* START SUPPLIED MATERIAL *

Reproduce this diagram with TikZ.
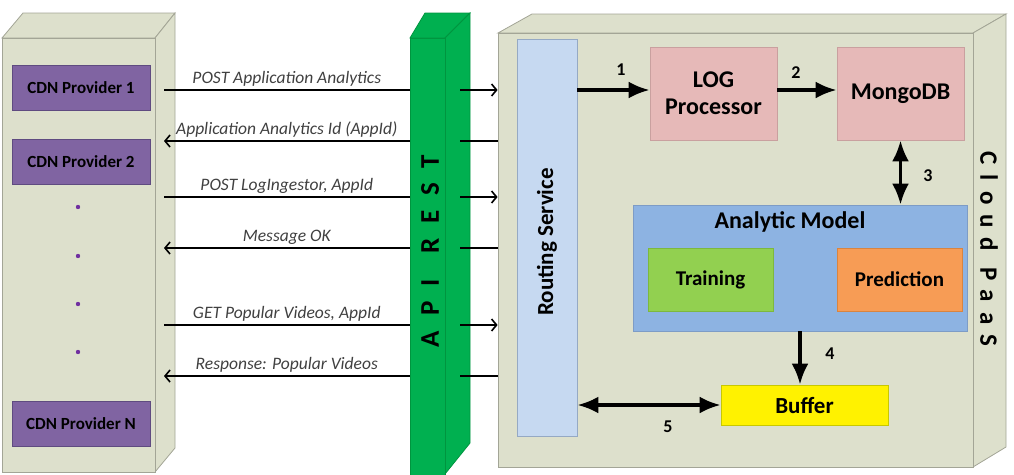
\documentclass[tikz,border=0pt]{standalone}
\usepackage{fontspec}
\setmainfont{Carlito}
\newfontfamily\widefont[LetterSpace=40]{Carlito}
\newfontfamily\widerfont[LetterSpace=55]{Carlito}
\usetikzlibrary{positioning,arrows.meta}

\definecolor{cubeface}{HTML}{DDE0CC}
\definecolor{cubeedge}{HTML}{A3A596}
\definecolor{cdnfill}{HTML}{8064A2}
\definecolor{cdnedge}{HTML}{5F4B80}
\definecolor{dotcol}{HTML}{7030A0}
\definecolor{apifill}{HTML}{00B050}
\definecolor{apiedge}{HTML}{00953F}
\definecolor{routefill}{HTML}{C6D9F1}
\definecolor{routeedge}{HTML}{95A9C4}
\definecolor{logfill}{HTML}{E6B9B8}
\definecolor{logedge}{HTML}{C9A09F}
\definecolor{modelfill}{HTML}{8DB3E2}
\definecolor{modeledge}{HTML}{7D9CC6}
\definecolor{trainfill}{HTML}{92D050}
\definecolor{trainedge}{HTML}{7DB83E}
\definecolor{predfill}{HTML}{F79C55}
\definecolor{prededge}{HTML}{D9843F}
\definecolor{bufedge}{HTML}{C8C800}
\definecolor{labelgray}{HTML}{404040}

\begin{document}
\begin{tikzpicture}[x=1pt,y=-1pt,
  face/.style={draw=cubeedge,fill=cubeface,line width=0.8pt},
  apiface/.style={draw=apiedge,fill=apifill,line width=0.8pt},
  cdnbox/.style={draw=cdnedge,fill=cdnfill,line width=0.8pt,minimum width=138pt,minimum height=45pt,inner sep=0pt,font=\bfseries\fontsize{17}{17}\selectfont},
  unit/.style={draw=logedge,fill=logfill,line width=0.8pt,minimum width=127pt,minimum height=93pt,inner sep=0pt,align=center,font=\bfseries\fontsize{24}{27}\selectfont},
  part/.style={line width=0.8pt,minimum width=125pt,minimum height=63pt,inner sep=0pt,font=\bfseries\fontsize{21}{21}\selectfont},
  msg/.style={line width=1.6pt},
  tip/.style={-{Straight Barb[length=5pt,width=12pt]}},
  msglabel/.style={font=\itshape\fontsize{17.5}{18}\selectfont,text=labelgray,inner sep=3pt},
  flow/.style={line width=3.5pt,-{Latex[length=21pt,width=17pt]}},
  dflow/.style={line width=3.5pt,{Latex[length=21pt,width=17pt]}-{Latex[length=21pt,width=17pt]}},
  numlabel/.style={font=\bfseries\fontsize{18}{18}\selectfont}
]
  \useasboundingbox (0,0) rectangle (1014,474);

  % CDN providers
  \draw[face] (2,38) -- (23,13) -- (175,13) -- (155,38) -- cycle;
  \draw[face] (155,38) -- (175,13) -- (175,448) -- (155,472) -- cycle;
  \node[face,minimum width=153pt,minimum height=434pt,inner sep=0pt] (cdn) at (78.5,255) {};
  \node[cdnbox] (cdn1) at (81,87.5) {CDN Provider 1};
  \node[cdnbox] (cdn2) at (81,161.5) {CDN Provider 2};
  \node[cdnbox] (cdnN) at (81,424) {CDN Provider N};
  \foreach \y in {207,256,304,352}
    \fill[dotcol] (78,\y) circle (2.2pt);

  % API REST
  \draw[apiface] (410,38) -- (425,13) -- (470,13) -- (445,38) -- cycle;
  \draw[apiface] (445,38) -- (470,13) -- (470,443) -- (445,474) -- cycle;
  \node[apiface,minimum width=35pt,minimum height=440pt,inner sep=0pt] (api) at (427.5,258) {};
  \node[rotate=90,font=\widerfont\bfseries\fontsize{27}{27}\selectfont] (apitext) at (430,251) {API\hspace{5pt} REST};

  % Cloud PaaS
  \draw[face] (498,33) -- (532,14) -- (1006,14) -- (973,33) -- cycle;
  \draw[face] (973,33) -- (1006,14) -- (1006,447) -- (973,467) -- cycle;
  \node[face,minimum width=475pt,minimum height=434pt,inner sep=0pt] (cloud) at (735.5,250) {};
  \node[rotate=-90,font=\widefont\bfseries\fontsize{25}{25}\selectfont] (paas) at (989,249) {Cloud PaaS};

  \node[draw=routeedge,fill=routefill,line width=0.8pt,minimum width=60pt,minimum height=397pt,inner sep=0pt] (routing) at (547,237.5) {};
  \node[rotate=90,font=\bfseries\fontsize{23}{23}\selectfont] (routingtext) at (547,242) {Routing Service};

  \node[unit] (logp) at (713.5,93.5) {LOG\\Processor};
  \node[unit] (mongo) at (900.5,93.5) {MongoDB};

  \node[draw=modeledge,fill=modelfill,line width=0.8pt,minimum width=334pt,minimum height=126pt,inner sep=0pt] (analytic) at (800,268) {};
  \node[font=\bfseries\fontsize{24}{24}\selectfont] (analytictitle) at (790,222) {Analytic Model};
  \node[part,draw=trainedge,fill=trainfill] (training) at (710.5,279.5) {Training};
  \node[part,draw=prededge,fill=predfill] (prediction) at (899.5,279.5) {Prediction};

  \node[draw=bufedge,fill=yellow,line width=0.8pt,minimum width=167pt,minimum height=40pt,inner sep=0pt,font=\bfseries\fontsize{23}{23}\selectfont] (buffer) at (804.5,405) {Buffer};

  % messages
  \coordinate (cdnout) at (164,0);
  \coordinate (apiout) at (460,0);
  \foreach \y/\txt in {90/POST Application Analytics, 197/{POST LogIngestor, AppId}, 325/{GET Popular Videos, AppId}}{
    \draw[msg] (cdnout |- 0,\y) -- (api.west |- 0,\y) node[msglabel,midway,above] {\txt};
    \draw[msg,tip] (apiout |- 0,\y) -- (cloud.west |- 0,\y);
  }
  \foreach \y/\txt in {141/Application Analytics Id (AppId), 248/Message OK, 376/Response: Popular Videos}{
    \draw[msg,tip] (api.west |- 0,\y) -- (cdnout |- 0,\y) node[msglabel,midway,above] {\txt};
    \draw[msg] (apiout |- 0,\y) -- (cloud.west |- 0,\y);
  }

  % flows inside the cloud
  \draw[flow] (routing.east |- 0,90) -- (logp.west |- 0,90);
  \draw[flow] (logp.east |- 0,90) -- (mongo.west |- 0,90);
  \draw[dflow] (mongo.south) -- (mongo.south |- analytic.north);
  \draw[flow] (analytic.south -| 800,0) -- (buffer.north -| 800,0);
  \draw[dflow] (routing.east |- buffer.west) -- (buffer.west);
  \node[numlabel] (n1) at (621,70) {1};
  \node[numlabel] (n2) at (796,73) {2};
  \node[numlabel] (n3) at (928,176) {3};
  \node[numlabel] (n4) at (830,354) {4};
  \node[numlabel] (n5) at (668,427) {5};
\end{tikzpicture}
\end{document}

* END SUPPLIED MATERIAL *

WHAT TO WORK ON → All of the data needs repeating exactly, but the pictures do not.

SOLUTION FOR THIS TASK →
Reproduce this diagram with TikZ.
\documentclass[tikz,border=0pt]{standalone}
\usepackage{fontspec}
\setmainfont{Carlito}
\newfontfamily\widefont[LetterSpace=40]{Carlito}
\newfontfamily\widerfont[LetterSpace=55]{Carlito}
\usetikzlibrary{positioning,arrows.meta}

\definecolor{cubeface}{HTML}{DDE0CC}
\definecolor{cubeedge}{HTML}{A3A596}
\definecolor{cdnfill}{HTML}{8064A2}
\definecolor{cdnedge}{HTML}{5F4B80}
\definecolor{dotcol}{HTML}{7030A0}
\definecolor{apifill}{HTML}{00B050}
\definecolor{apiedge}{HTML}{00953F}
\definecolor{routefill}{HTML}{C6D9F1}
\definecolor{routeedge}{HTML}{95A9C4}
\definecolor{logfill}{HTML}{E6B9B8}
\definecolor{logedge}{HTML}{C9A09F}
\definecolor{modelfill}{HTML}{8DB3E2}
\definecolor{modeledge}{HTML}{7D9CC6}
\definecolor{trainfill}{HTML}{92D050}
\definecolor{trainedge}{HTML}{7DB83E}
\definecolor{predfill}{HTML}{F79C55}
\definecolor{prededge}{HTML}{D9843F}
\definecolor{bufedge}{HTML}{C8C800}
\definecolor{labelgray}{HTML}{404040}

\begin{document}
\begin{tikzpicture}[x=1pt,y=-1pt,
  face/.style={draw=cubeedge,fill=cubeface,line width=0.8pt},
  apiface/.style={draw=apiedge,fill=apifill,line width=0.8pt},
  cdnbox/.style={draw=cdnedge,fill=cdnfill,line width=0.8pt,minimum width=138pt,minimum height=45pt,inner sep=0pt,font=\bfseries\fontsize{17}{17}\selectfont},
  unit/.style={draw=logedge,fill=logfill,line width=0.8pt,minimum width=127pt,minimum height=93pt,inner sep=0pt,align=center,font=\bfseries\fontsize{24}{27}\selectfont},
  part/.style={line width=0.8pt,minimum width=125pt,minimum height=63pt,inner sep=0pt,font=\bfseries\fontsize{21}{21}\selectfont},
  msg/.style={line width=1.6pt},
  tip/.style={-{Straight Barb[length=5pt,width=12pt]}},
  msglabel/.style={font=\itshape\fontsize{17.5}{18}\selectfont,text=labelgray,inner sep=3pt},
  flow/.style={line width=3.5pt,-{Latex[length=21pt,width=17pt]}},
  dflow/.style={line width=3.5pt,{Latex[length=21pt,width=17pt]}-{Latex[length=21pt,width=17pt]}},
  numlabel/.style={font=\bfseries\fontsize{18}{18}\selectfont}
]
  \useasboundingbox (0,0) rectangle (1014,474);

  % CDN providers
  \draw[face] (2,38) -- (23,13) -- (175,13) -- (155,38) -- cycle;
  \draw[face] (155,38) -- (175,13) -- (175,448) -- (155,472) -- cycle;
  \node[face,minimum width=153pt,minimum height=434pt,inner sep=0pt] (cdn) at (78.5,255) {};
  \node[cdnbox] (cdn1) at (81,87.5) {CDN Provider 1};
  \node[cdnbox] (cdn2) at (81,161.5) {CDN Provider 2};
  \node[cdnbox] (cdnN) at (81,424) {CDN Provider N};
  \foreach \y in {207,256,304,352}
    \fill[dotcol] (78,\y) circle (2.2pt);

  % API REST
  \draw[apiface] (410,38) -- (425,13) -- (470,13) -- (445,38) -- cycle;
  \draw[apiface] (445,38) -- (470,13) -- (470,443) -- (445,474) -- cycle;
  \node[apiface,minimum width=35pt,minimum height=440pt,inner sep=0pt] (api) at (427.5,258) {};
  \node[rotate=90,font=\widerfont\bfseries\fontsize{27}{27}\selectfont] (apitext) at (430,251) {API\hspace{5pt} REST};

  % Cloud PaaS
  \draw[face] (498,33) -- (532,14) -- (1006,14) -- (973,33) -- cycle;
  \draw[face] (973,33) -- (1006,14) -- (1006,447) -- (973,467) -- cycle;
  \node[face,minimum width=475pt,minimum height=434pt,inner sep=0pt] (cloud) at (735.5,250) {};
  \node[rotate=-90,font=\widefont\bfseries\fontsize{25}{25}\selectfont] (paas) at (989,249) {Cloud PaaS};

  \node[draw=routeedge,fill=routefill,line width=0.8pt,minimum width=60pt,minimum height=397pt,inner sep=0pt] (routing) at (547,237.5) {};
  \node[rotate=90,font=\bfseries\fontsize{23}{23}\selectfont] (routingtext) at (547,242) {Routing Service};

  \node[unit] (logp) at (713.5,93.5) {LOG\\Processor};
  \node[unit] (mongo) at (900.5,93.5) {MongoDB};

  \node[draw=modeledge,fill=modelfill,line width=0.8pt,minimum width=334pt,minimum height=126pt,inner sep=0pt] (analytic) at (800,268) {};
  \node[font=\bfseries\fontsize{24}{24}\selectfont] (analytictitle) at (790,222) {Analytic Model};
  \node[part,draw=trainedge,fill=trainfill] (training) at (710.5,279.5) {Training};
  \node[part,draw=prededge,fill=predfill] (prediction) at (899.5,279.5) {Prediction};

  \node[draw=bufedge,fill=yellow,line width=0.8pt,minimum width=167pt,minimum height=40pt,inner sep=0pt,font=\bfseries\fontsize{23}{23}\selectfont] (buffer) at (804.5,405) {Buffer};

  % messages
  \coordinate (cdnout) at (164,0);
  \coordinate (apiout) at (460,0);
  \foreach \y/\txt in {90/POST Application Analytics, 197/{POST LogIngestor, AppId}, 325/{GET Popular Videos, AppId}}{
    \draw[msg] (cdnout |- 0,\y) -- (api.west |- 0,\y) node[msglabel,midway,above] {\txt};
    \draw[msg,tip] (apiout |- 0,\y) -- (cloud.west |- 0,\y);
  }
  \foreach \y/\txt in {141/Application Analytics Id (AppId), 248/Message OK, 376/Response: Popular Videos}{
    \draw[msg,tip] (api.west |- 0,\y) -- (cdnout |- 0,\y) node[msglabel,midway,above] {\txt};
    \draw[msg] (apiout |- 0,\y) -- (cloud.west |- 0,\y);
  }

  % flows inside the cloud
  \draw[flow] (routing.east |- 0,90) -- (logp.west |- 0,90);
  \draw[flow] (logp.east |- 0,90) -- (mongo.west |- 0,90);
  \draw[dflow] (mongo.south) -- (mongo.south |- analytic.north);
  \draw[flow] (analytic.south -| 800,0) -- (buffer.north -| 800,0);
  \draw[dflow] (routing.east |- buffer.west) -- (buffer.west);
  \node[numlabel] (n1) at (621,70) {1};
  \node[numlabel] (n2) at (796,73) {2};
  \node[numlabel] (n3) at (928,176) {3};
  \node[numlabel] (n4) at (830,354) {4};
  \node[numlabel] (n5) at (668,427) {5};
\end{tikzpicture}
\end{document}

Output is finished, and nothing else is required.